Estos textos brotan en una época en que el racionalismo rampante se autoproclama sobre las cenizas de Giordano Bruno, único sistema de comprensión de la realidad, e inicia una campaña de execración de las ciencias tradicionales en el marco de una auténtica conspiración (porque, como señalara Culianu, la ciencia moderna surge precisamente cuando no es necesaria y pese a que «no existe absolutamente ninguna razón para dudar de la confianza general que –las ciencias tradicionales– inspiraban en la época»).

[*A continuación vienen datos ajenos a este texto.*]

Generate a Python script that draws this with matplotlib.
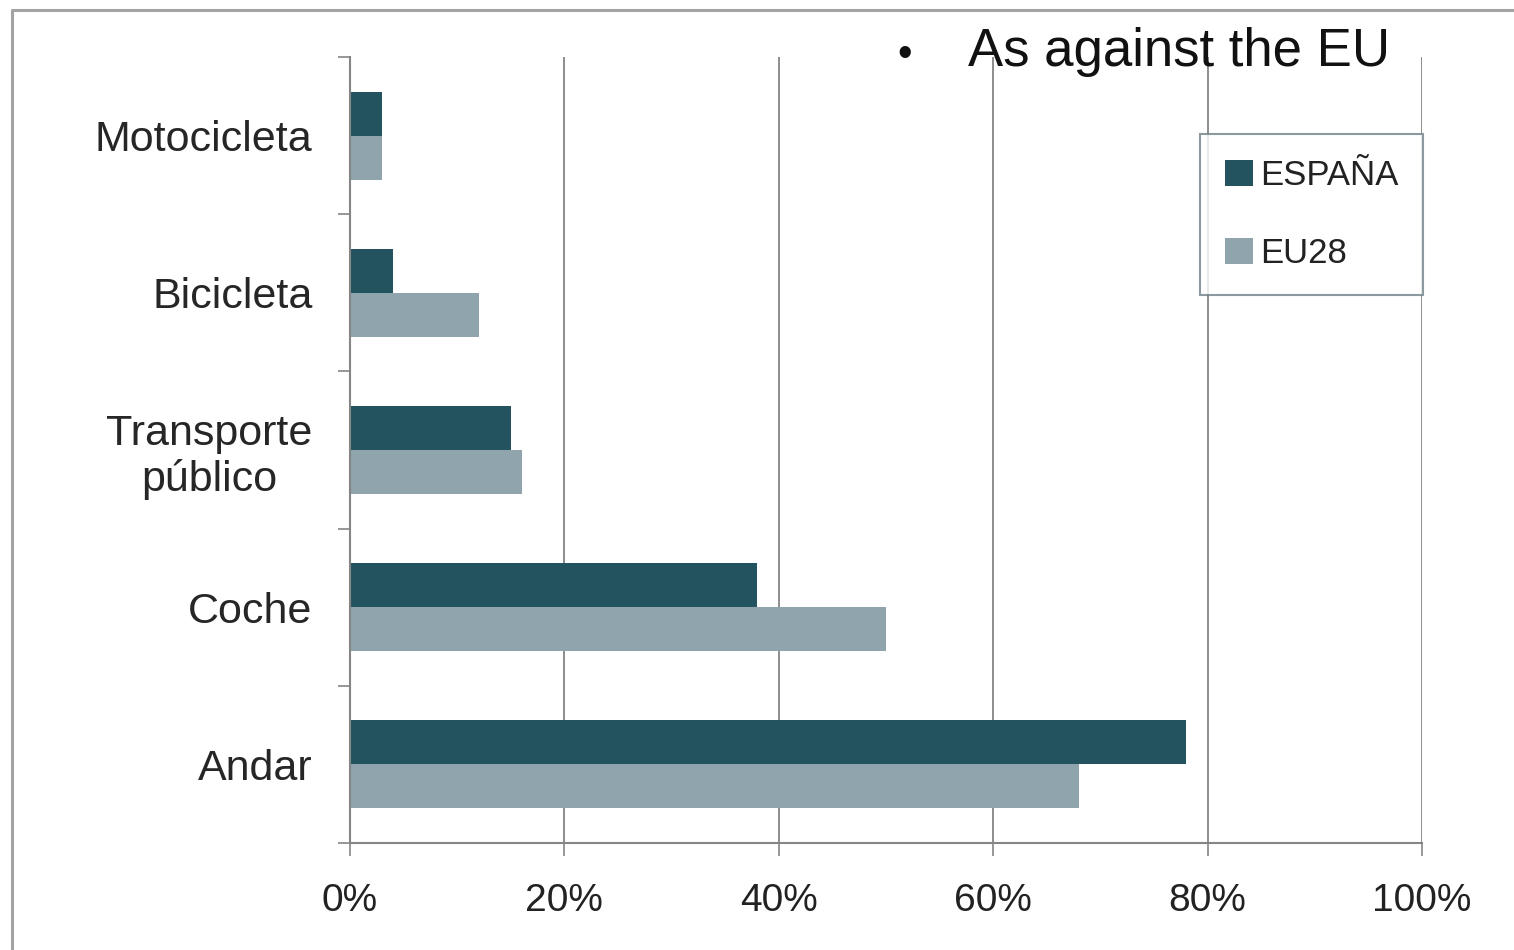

Procede recordar la aparente relación entre las publicaciones antedichas y las conjunciones de planetas anunciadas por los astrólogos para 1484 (fecha de la «muerte» de Christian Rosacruz) y 1604 (año del descubrimiento de su tumba). Diversos vigías del firmamento anunciaron, en efecto, para la primera de estas fechas una conjunción de Júpiter y Saturno en Escorpio que señalaría el alumbramiento en Alemania, país regido por este signo, de «un pequeño profeta que interpretará excelentemente las Escrituras y también ofrecerá respuestas con un gran respeto por la divinidad y conducirá las almas humanas hacia ésta», pero que también «pronunciará a menudo mentiras y le quemará la conciencia» y «será la causa de grandes efusiones de sangre».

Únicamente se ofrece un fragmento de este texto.